A young English family of five, desperate to visit a sick relative back home, attempts to sail from Australia in a rubber dinghy; instead they take a 6,500 kilometre, nine-month detour via Indonesia.
That is the absurd plot for Melbourne filmmaker Alessandro Frosali’s next project — but incredibly, it’s a true story ABC news reported.
“When I first heard the story, I heard it through the words of the youngest child, and he told me with such innocence and wonder and naivety,” Mr Frosali a director and writer, known for Dark Web (2017), Snare (2016) and Jungle Drums, (2017), told the ABC.
“I just thought it had the wonderful makings of an Australian feature film. It’s almost fantastical.”
The year was 1972, and the Horne family, who had emigrated to Melbourne as ‘ten-pound-Poms’ five years earlier, received the news their grandmother was gravely ill.
Desperate to see her but unable to afford the airfares, the father was struck by a bolt of inspiration when he passed a disposals store and spotted an inflatable rubber dinghy.
John Horne had served in the Royal Marines, and hatched the hare-brained scheme to sail it 16,000km to England with his wife and three children, aged eight, nine and 11 years old.
Incredibly, his wife Gisele was on board with the idea.
“They brought [the dingy] into the loungeroom and the kids remember furniture being pushed to the edges of the room … and both the mother and the father starting to prepare for the trip,” Mr Frosali said.
“They packed food for a month and a few additional safety features.
“They [fit] soccer balls to the side so if any of the children fell into the water they could hold on to be buoyant.”
Mr and Ms Horne have died, so no-one really knows why they decided Rockhampton, almost 2,000km north, was their best launch point.
In January 1973, the family set off in the ‘Ferry Ho’ from a boat ramp along the Fitzroy River, but only got as far as Yeppoon when a storm hit.
They were spotted by a local boat builder who offered them shelter and his expertise to make their vessel more seaworthy.
The Hornes stayed for two weeks, unaware there was a coast guard search underway, until they heard a news report.
“The father sent the kids to the police station [to report in] and the coast guard quickly came to them, saw they were rebuilding the boat and gave them a very stern warning: ‘You are not allowed to sail that boat again’,” Mr Frosali said.
“To most people that would have been the moment to say ‘We tried, the adventure was great’, but they didn’t.”

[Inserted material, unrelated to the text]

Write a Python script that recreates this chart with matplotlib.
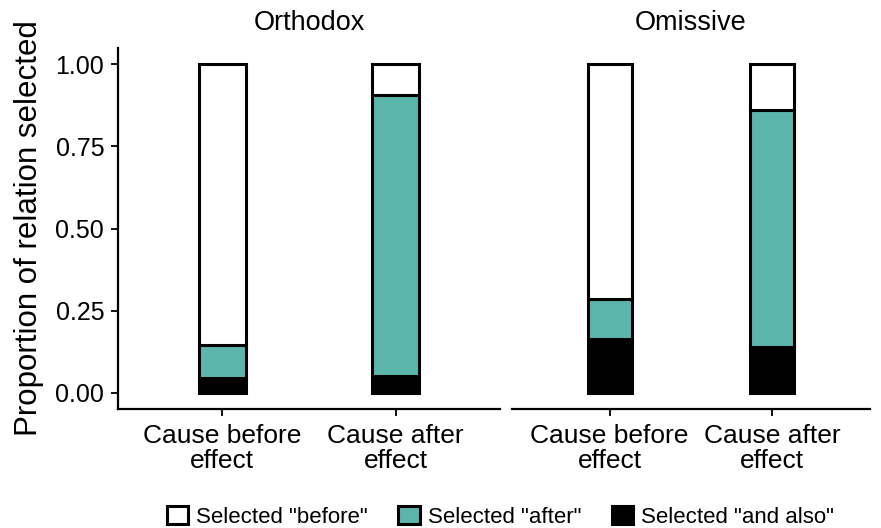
import matplotlib
matplotlib.use("Agg")
import matplotlib.pyplot as plt
from matplotlib.patches import Patch
import numpy as np

plt.rcParams['font.family'] = ['Liberation Sans', 'DejaVu Sans']

panels = ["Orthodox", "Omissive"]
conditions = ["Cause before\neffect", "Cause after\neffect"]
series = ['Selected "before"', 'Selected "after"', 'Selected "and also"']
colors = ["#FFFFFF", "#5BB5AB", "#000000"]
# stacked from bottom: and also, after, before
and_also = {"Orthodox": [0.045, 0.050], "Omissive": [0.164, 0.139]}
after = {"Orthodox": [0.100, 0.858], "Omissive": [0.122, 0.721]}
before = {"Orthodox": [0.855, 0.092], "Omissive": [0.714, 0.140]}
yticks = [0.00, 0.25, 0.50, 0.75, 1.00]

fig = plt.figure(figsize=(8.81, 5.28), dpi=100)
axes = [fig.add_axes([0.134, 0.2254, 0.4335, 0.6836]),
        fig.add_axes([0.581, 0.2254, 0.4065, 0.6836])]

x = np.arange(1, len(conditions) + 1)
w = 0.27
for ax, p in zip(axes, panels):
    b0 = np.zeros(len(x))
    for vals, c in [(and_also[p], colors[2]), (after[p], colors[1]), (before[p], colors[0])]:
        ax.bar(x, vals, w, bottom=b0, color=c, edgecolor="black", linewidth=2.2)
        b0 = b0 + np.array(vals)
    ax.set_xlim(0.4, 2.6)
    ax.set_ylim(-0.05, 1.05)
    ax.set_xticks(x)
    ax.set_xticklabels(conditions, fontsize=19, linespacing=1.05)
    for s in ["top", "right"]:
        ax.spines[s].set_visible(False)
    ax.spines["bottom"].set_linewidth(1.6)
    ax.spines["left"].set_linewidth(1.6)
    ax.tick_params(axis="both", length=5, width=1.3, colors="black")
    ax.tick_params(axis="x", labelsize=19, pad=6)
    ax.tick_params(axis="y", labelsize=18, pad=5)
    ax.set_title(p, fontsize=19.5, pad=13)

axes[0].set_yticks(yticks)
axes[0].set_yticklabels([f"{v:.2f}" for v in yticks])
axes[0].set_ylabel("Proportion of relation selected", fontsize=22.5, labelpad=8)
axes[1].spines["left"].set_visible(False)
axes[1].set_yticks([])

handles = [Patch(facecolor=c, edgecolor="black", linewidth=2.2) for c in colors]
fig.legend(handles, series, loc="lower center", ncol=3, frameon=False,
           bbox_to_anchor=(0.568, -0.025), borderpad=0.1, fontsize=16,
           handlelength=0.95, handleheight=0.85, handletextpad=0.36,
           columnspacing=1.4)

fig.savefig("out.png", dpi=100)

Out of funds but undeterred, the Hornes hitchhiked to Cairns with the notion of travelling further north via the Torres Strait.
Mr Horne literally sang for the family’s supper, performing at the infamous House on the Hill nightclub to raise enough funds for passage to Thursday Island, where he found work as a navigator on a Japanese pearl lugger bound for Darwin.
Three months later, they found cheap flights to East Timor but missed a connecting barge from Dili, which would have taken them to Jakarta.
Rather than wait 10 days, and determined to keep moving, they chose to travel overland to the Indonesian border, traversing remote areas where people had never been in contact with Europeans.
“This is where everything changes for the kids. It’s a new environment,” Mr Frosali said.
“You’ve got locals with betel nut-stained teeth, you’ve got cockfights in the street.
“The youngest child remembers being chased by a boar … they met tribes that had never seen a white family before. They were almost made out to be kings in the jungle.”
More than a week later they reached the border, but Mr Horne had fallen ill, contracting malaria and blackwater fever.
But he stubbornly refused treatment for several weeks until they reached Jakarta on a cargo boat that criss-crossed the Indonesian archipelago.
“It was only when an army man saw him and ordered him to hospital … the doctor said ‘If I was a day or two later, you’d be dead’,” Mr Frosali said.
Mr Horne survived but his family’s resolve was broken.
“The kids remember standing up to their parents and saying ‘Enough is enough’ … the eldest definitely had an issue with the parents [while] the youngest was quite naive to it,” Mr Frosali said.
They appealed to the English consulate in Jakarta to fly them to the motherland, a request granted under the condition they surrender their passports.
The Horne family arrived home just one day after Ms Horne’s mother passed away.
Mr Fosali is re-tracing the Horne family’s footsteps to research his film project, and hopes to hear from anyone who may have had contact with them during their epic, if not misguided, adventure.